Les flux d’étudiants africains se recomposent : si l’exode vers l’Europe, l’Amérique du Nord ou la Chine reste massif, l’Afrique voit émerger une mobilité intra-régionale croissante. Entre politiques d’attractivité, visa étudiant et coûts, que révèlent les chiffres récents et quelles stratégies pour inverser la fuite des talents ?

Le nombre d’étudiants internationaux a plus que triplé depuis 2000 : près de 6,9 millions d’étudiants étaient inscrits hors de leur pays en 2022, selon l’UNESCO, et la tendance à la hausse se poursuit. Ces chiffres traduisent une demande mondiale pour des formations reconnues et, pour beaucoup d’Etats africains, une opportunité économique et diplomatique.

Pour l’Afrique, la situation reste contrastée.

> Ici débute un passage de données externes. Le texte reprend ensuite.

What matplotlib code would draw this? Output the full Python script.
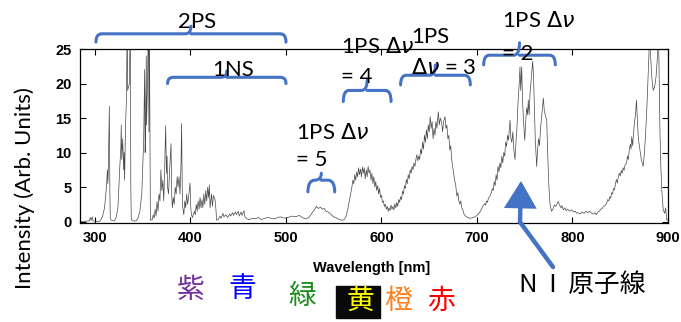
import matplotlib
matplotlib.use("Agg")
import matplotlib.pyplot as plt
from matplotlib.path import Path
from matplotlib.patches import PathPatch, FancyArrowPatch, Rectangle

# emission spectrum (nm, arb. units); values above 25 are clipped
wavelength = [
    285, 290, 294, 295, 296, 297, 298, 300, 304, 306,
    308, 310, 311, 312, 313, 313.5, 314, 315, 315.6, 316,
    317, 320, 322, 324, 325, 326, 327, 327.5, 328, 329,
    330, 330.5, 331, 332, 333, 333.7, 334.2, 336, 337, 337.5,
    338, 340, 343, 345, 347, 349, 350, 351, 352, 352.5,
    353, 353.7, 354, 355, 356, 356.5, 357, 358, 360, 361,
    362, 363, 364, 365, 366, 367, 368, 369, 370, 371,
    372, 373, 374, 374.8, 375.5, 376, 377, 378, 379.6, 380.3,
    381, 382, 383, 384, 385, 386, 387, 388, 389, 390,
    390.7, 391.5, 392, 393, 394, 395, 396, 397, 398, 399.5,
    400.3, 401, 402, 404, 405, 406, 407, 408, 409, 410,
    411, 412, 413, 414, 415, 416, 417, 418, 419, 419.7,
    420.5, 422, 423, 424, 425.7, 426.5, 427.4, 429, 431, 432,
    434, 435, 437, 439, 441, 442, 444, 445, 447, 448,
    450, 451, 453, 454, 456, 457, 459, 462, 465, 468,
    471, 474, 478, 482, 486, 490, 494, 498, 502, 506,
    510, 514, 517, 520, 524, 527, 530, 532, 534, 536,
    538, 540, 542, 544, 546, 548, 550, 553, 556, 559,
    561, 563, 565, 567, 568, 569, 570, 571, 572, 573,
    574, 575, 576, 577, 578, 579, 580, 581, 582, 583,
    584, 585, 586, 587, 588, 589, 590, 591, 592, 593,
    594, 595, 596, 597, 598, 599, 600, 601, 602, 603,
    604, 605, 606, 607, 608, 609, 610, 611, 612, 613,
    614, 615, 616, 617, 618, 619, 620, 621, 622, 623,
    624, 625, 626, 627, 628, 629, 630, 631, 632, 633,
    634, 635, 636, 637, 638, 639, 640, 641, 642, 643,
    644, 645, 646, 647, 648, 649, 650, 651, 652, 653,
    654, 655, 656, 657, 658, 659.5, 660.5, 661.5, 663, 664,
    665, 666.5, 667.5, 668.5, 669.5, 670.5, 671.5, 672.5, 673.5, 674.5,
    675.5, 676.5, 677.5, 679, 680, 681, 682, 683, 684, 685,
    686, 687, 688, 690, 692, 694, 696, 698, 700, 702,
    704, 706, 708, 709, 710, 711, 712, 713.6, 715, 716,
    717, 718, 719, 720, 721, 722, 723, 724, 725, 726,
    727, 728, 729, 730, 731, 732, 733, 734.6, 735.5, 736.5,
    737.5, 738.5, 739.8, 740.8, 741.8, 742.5, 743.3, 744.2, 745, 745.8,
    746.8, 747.6, 748.5, 749.2, 750, 751, 752, 753, 753.7, 754.6,
    755.5, 756.4, 757.4, 758.3, 759.2, 760, 761, 762.5, 763.5, 764.5,
    765.5, 766.5, 767.5, 768.5, 769.5, 770.5, 771.5, 773, 774, 775,
    775.7, 776.5, 778, 779.5, 781, 782.5, 784, 785, 786.5, 788,
    789, 790.4, 792, 793.5, 795, 797, 799, 801, 803, 804.5,
    806, 808, 810, 812, 814, 816, 818, 820, 822, 823.5,
    825, 826.5, 828, 829.5, 831, 832.5, 834, 835.8, 837, 838,
    839, 840, 841, 842, 843, 844, 845, 846, 847, 848,
    849, 850, 851, 852, 853, 854, 855, 856.7, 857.5, 858.5,
    859.5, 860.5, 861.3, 862, 863, 864, 865, 866, 867, 868,
    869, 870, 871, 872, 873, 874, 875, 876, 877, 878,
    879, 880, 881, 881.8, 883, 884.5, 886, 887.5, 889, 889.8,
    890.6, 891.6, 892.5, 893.5, 895, 896.5, 897.5, 898.6, 900,
]
intensity = [
    0.0, 0.05, 0.1, 0.6, 0.2, 0.7, 0.1, 0.05, 0.0, 0.2,
    0.8, 2.0, 3.5, 5.0, 7.5, 5.5, 8.0, 16.7, 4.0, 0.5,
    0.2, 0.1, 0.5, 2.0, 5.0, 8.0, 10.5, 14.0, 9.0, 12.0,
    7.5, 10.0, 6.0, 14.0, 18.0, 30, 19, 20, 30, 5,
    0.3, 0.1, 0.1, 0.5, 1.5, 4.0, 8.0, 12, 22, 10,
    13, 24, 14, 20, 30, 13, 28, 0.2, 0.3, 1.0,
    0.5, 1.8, 0.8, 2.9, 1.5, 4.0, 3.0, 7.5, 4.5, 6.0,
    3.0, 8.0, 13.9, 7.0, 9.5, 5.0, 4.0, 7.0, 11.3, 4.0,
    2.0, 3.5, 2.5, 5.0, 4.0, 6.5, 5.0, 6.5, 4.0, 8.0,
    14.2, 3.0, 2.0, 1.0, 3.0, 2.0, 4.0, 2.5, 3.5, 5.6,
    2.0, 1.0, 0.6, 1.5, 1.0, 2.5, 1.5, 3.0, 1.8, 3.5,
    2.0, 3.2, 2.0, 4.0, 2.5, 4.5, 3.0, 5.0, 3.5, 5.3,
    2.0, 4.0, 2.2, 3.8, 3.2, 2.0, 0.2, 0.3, 0.8, 0.5,
    1.2, 0.7, 1.0, 0.6, 1.1, 0.8, 1.3, 0.9, 1.4, 1.0,
    1.5, 0.8, 1.4, 0.9, 1.6, 0.7, 0.4, 0.3, 0.5, 0.4,
    0.6, 0.3, 0.5, 0.6, 0.4, 0.5, 0.7, 0.5, 0.6, 0.8,
    0.7, 0.9, 0.6, 0.4, 0.6, 1.2, 1.8, 2.2, 1.9, 2.1,
    1.8, 1.9, 1.5, 1.4, 1.2, 0.9, 0.7, 0.5, 0.3, 0.2,
    0.3, 0.8, 2.0, 3.5, 4.2, 5.0, 6.0, 5.5, 6.8, 6.0,
    7.2, 6.5, 7.8, 6.8, 7.6, 6.5, 7.9, 7.0, 7.8, 6.2,
    7.5, 6.5, 8.0, 7.0, 7.5, 6.0, 7.0, 5.5, 6.5, 5.0,
    5.8, 4.5, 5.2, 4.0, 4.8, 3.5, 3.8, 2.8, 3.0, 2.2,
    2.5, 1.8, 2.2, 1.5, 2.0, 1.6, 2.4, 1.8, 2.2, 1.7,
    2.6, 2.0, 2.8, 2.2, 3.2, 2.8, 3.6, 3.2, 4.4, 4.0,
    5.2, 4.8, 6.1, 5.5, 6.8, 6.2, 7.5, 7.0, 8.0, 7.5,
    8.5, 8.0, 9.0, 9.7, 8.8, 9.5, 9.0, 10.5, 9.8, 11.5,
    10.5, 12.5, 11.5, 13.3, 12.0, 14.0, 13.0, 15.2, 13.5, 14.5,
    12.0, 13.5, 12.5, 14.5, 13.5, 15.9, 14.0, 15.0, 14.3, 13.0,
    14.5, 15.2, 13.5, 14.0, 12.0, 12.5, 10.4, 11.0, 9.0, 8.0,
    7.0, 6.0, 5.5, 3.7, 4.2, 3.0, 2.5, 3.0, 2.0, 1.8,
    1.2, 1.0, 0.8, 0.6, 0.5, 0.5, 0.6, 0.7, 0.9, 1.2,
    1.6, 2.2, 2.6, 2.4, 3.0, 2.8, 3.4, 3.7, 4.2, 4.8,
    4.5, 5.8, 5.2, 6.8, 6.0, 8.0, 7.2, 8.5, 7.8, 9.5,
    8.5, 10.0, 9.5, 11.5, 10.9, 12.5, 11.8, 14.7, 12.0, 11.5,
    13.0, 10.5, 9.0, 11.5, 13.5, 16.0, 18.1, 20.0, 22.4, 19.0,
    22.4, 18.0, 15.0, 13.5, 11.8, 14.5, 16.5, 15.5, 17.6, 15.5,
    18.5, 20.0, 21.5, 23.2, 21.0, 17.0, 12.0, 8.0, 10.5, 12.0,
    11.0, 13.5, 15.0, 16.5, 17.9, 16.0, 15.5, 14.7, 10.0, 6.0,
    4.1, 2.5, 1.5, 1.8, 2.4, 2.2, 2.6, 2.9, 2.4, 2.0,
    2.3, 1.7, 2.0, 1.6, 1.8, 1.5, 1.7, 1.4, 1.5, 1.2,
    1.3, 1.1, 1.4, 1.2, 1.5, 1.3, 1.5, 1.2, 1.1, 1.3,
    1.0, 1.4, 1.5, 1.8, 1.9, 2.2, 2.3, 2.7, 3.2, 3.0,
    3.6, 3.4, 4.2, 4.0, 4.8, 4.6, 5.5, 6.1, 5.6, 6.5,
    7.0, 6.6, 7.4, 7.0, 7.8, 7.4, 8.2, 8.5, 9.5, 9.0,
    10.5, 11.2, 10.5, 12.3, 11.0, 13.0, 14.5, 15.5, 17.6, 14.5,
    12.0, 11.0, 10.0, 9.0, 8.5, 8.0, 9.5, 11.5, 14.0, 17.0,
    20.5, 24.0, 30, 24, 21, 19, 19.5, 21, 24, 30,
    22, 12.8, 8, 4.5, 1.7, 1.2, 2.0, 0.3, 0.2,
]

x_ticks = [300, 400, 500, 600, 700, 800, 900]
y_ticks = [0, 5, 10, 15, 20, 25]

# band systems: (start nm, end nm) of the blue braces
band_ranges = {
    "2PS": (301, 500),
    "1NS": (376, 500),
    "dv5": (523, 551),
    "dv4": (560, 610),
    "dv3": (620, 693),
    "dv2": (707, 782),
}

color_words = ["紫", "青", "緑", "黄", "橙", "赤"]
color_codes = ["#7030A0", "#0000FF", "#1E8C1E", "#FFFF00", "#FF7F1E", "#FF0000"]

W, H = 681, 322
BLUE = "#4472C4"
LABEL_FONT = ["Lato", "DejaVu Sans"]
CJK_FONT = ["Noto Sans CJK JP", "DejaVu Sans"]


def fig_xy(px, py):
    # pixel position in the picture -> figure fraction
    return px / W, 1 - py / H


def brace(ax, x0, x1, y_line, y_end, y_notch, r):
    xc = (x0 + x1) / 2
    verts = [(x0, y_end), (x0, y_line), (x0 + r, y_line),
             (xc - r, y_line), (xc, y_line), (xc, y_notch),
             (xc, y_line), (xc + r, y_line),
             (x1 - r, y_line), (x1, y_line), (x1, y_end)]
    codes = [Path.MOVETO, Path.CURVE3, Path.CURVE3,
             Path.LINETO, Path.CURVE3, Path.CURVE3,
             Path.MOVETO, Path.CURVE3,
             Path.LINETO, Path.CURVE3, Path.CURVE3]
    ax.add_patch(PathPatch(Path(verts, codes), facecolor="none", edgecolor=BLUE,
                           lw=2.2, clip_on=False, capstyle="round", zorder=5))


fig = plt.figure(figsize=(W / 100, H / 100), dpi=100)
ax = fig.add_axes([80 / W, 1 - 223 / H, (668 - 80) / W, (223 - 49) / H])

ax.plot(wavelength, intensity, color="#484848", lw=0.5)
ax.set_xlim(284.3, 900)
ax.set_ylim(-0.2, 25)
ax.set_xticks(x_ticks)
ax.set_yticks(y_ticks)
ax.tick_params(direction="in", top=True, right=True, length=4, width=0.8,
               labelsize=10.5, pad=6)
for lab in ax.get_xticklabels() + ax.get_yticklabels():
    lab.set_fontweight("bold")
    lab.set_family("Liberation Sans")
for sp in ax.spines.values():
    sp.set_linewidth(0.9)

# braces over the band systems
x0, x1 = band_ranges["2PS"]
brace(ax, x0, x1, 27.2, 26.0, 28.3, 6)
x0, x1 = band_ranges["1NS"]
brace(ax, x0, x1, 20.9, 20.0, 21.8, 6)
x0, x1 = band_ranges["dv5"]
brace(ax, x0, x1, 6.0, 4.3, 7.0, 7)
x0, x1 = band_ranges["dv4"]
brace(ax, x0, x1, 19.0, 17.4, 20.5, 6)
x0, x1 = band_ranges["dv3"]
brace(ax, x0, x1, 21.2, 19.8, 22.7, 6)
x0, x1 = band_ranges["dv2"]
brace(ax, x0, x1, 24.1, 22.7, 25.9, 6)

dnu = r"$\Delta\nu$"
kw = dict(fontsize=16, family=LABEL_FONT, clip_on=False, zorder=6, va="center")
ax.text(406.8, 28.9, "2PS", ha="center", **kw)
ax.text(444.5, 22.0, "1NS", ha="center", **kw)
ax.text(510.5, 12.8, "1PS " + dnu, ha="left", **kw)
ax.text(510.5, 8.9, "= 5", ha="left", **kw)
ax.text(557.6, 25.3, "1PS " + dnu, ha="left", **kw)
ax.text(557.6, 20.9, "= 4", ha="left", **kw)
ax.text(630.9, 26.7, "1PS", ha="left", **kw)
ax.text(630.9, 22.3, dnu + " = 3", ha="left", **kw)
ax.text(726.2, 29.0, "1PS " + dnu, ha="left", **kw)
ax.text(726.2, 24.3, "= 2", ha="left", **kw)

fig.text(*fig_xy(372, 268), "Wavelength [nm]", ha="center", va="center",
         fontsize=10.5, fontweight="bold", family="Liberation Sans")
fig.text(*fig_xy(25, 188), "Intensity (Arb. Units)", ha="center", va="center",
         rotation=90, fontsize=16, family=LABEL_FONT)

# colour names under the axis
fig.patches.append(Rectangle(fig_xy(336, 318), 44 / W, 32 / H,
                             transform=fig.transFigure, color="#0A0A0A"))
char_pos = [(191, 290), (242, 289), (302, 296), (360, 301), (398, 301), (441, 301)]
for word, col, (px, py) in zip(color_words, color_codes, char_pos):
    fig.text(*fig_xy(px, py), word, color=col, ha="center", va="center",
             fontsize=20, family=CJK_FONT)

fig.text(*fig_xy(582, 285), "N  I  原子線", ha="center", va="center",
         fontsize=18.5, family=CJK_FONT)

arrow_path = Path([fig_xy(553, 267), fig_xy(520, 222), fig_xy(521, 181)],
                  [Path.MOVETO, Path.LINETO, Path.LINETO])
arrow = FancyArrowPatch(path=arrow_path, transform=fig.transFigure,
                        arrowstyle="-|>,head_length=0.75,head_width=0.45",
                        mutation_scale=20, color=BLUE, lw=3.2,
                        joinstyle="miter")
fig.patches.append(arrow)

fig.savefig("out.png", dpi=100)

Les études montrent que la part des étudiants africains qui se déplacent intra-africainement demeure relativement faible : seulement environ 20 % des étudiants originaires d’Afrique subsaharienne choisissent un autre pays africain ; la grande majorité part vers l’Europe, l’Amérique du Nord ou l’Asie. Les causes sont structurelles : langue d’enseignement, reconnaissance des diplômes, coût de la vie, bourses insuffisantes et attractivité encore faible de nombreuses universités africaines.

La mobilité internationale est un moteur d’échanges et d’employabilité

Des États hôtes africains multiplient néanmoins les offres. Le Maroc, la Tunisie, l’Égypte et le Rwanda développent des cursus en anglais ou en français, des partenariats internationaux, et des programmes d’accueil pour étudiants africains. Campus France relève toutefois que l’Europe reste une cible majeure ; la France a même formalisé une stratégie « Bienvenue en France » visant 500 000 étudiants étrangers d’ici 2027, une illustration de la concurrence mondiale pour les talents. « La mobilité internationale est un moteur d’échanges et d’employabilité », rappelle l’agence.

Au-delà des politiques, la mobilité étudiante est aussi déterminée par des choix individuels liés à l’employabilité : les familles investissent dans des diplômes perçus comme « passeports » vers des emplois à l’international. Cela explique pourquoi, malgré la qualité croissante de certains campus africains, un grand nombre d’étudiants continuent de privilégier des destinations hors continent.

Les partenariats public-privé et la promotion coordonnée des universités africaines à l’étranger peuvent aussi inverser progressivement les flux

Que faire ? Les leviers sont connus : faciliter la reconnaissance mutuelle des diplômes via des conventions régionales, multiplier les programmes conjoints et doubles diplômes, développer des bourses ciblées et simplifier les procédures de visa pour étudiants. Les partenariats public-privé et la promotion coordonnée des universités africaines à l’étranger peuvent aussi inverser progressivement les flux.

La mobilité étudiante africaine n’est plus qu’une question de départs : elle est devenue un enjeu stratégique. Si des pays africains parviennent à développer des écosystèmes attractifs (qualité, recherche, insertion), la carte de la mobilité pourrait se redessiner, au bénéfice d’une circulation plus équilibrée et d’un renforcement des capacités du continent.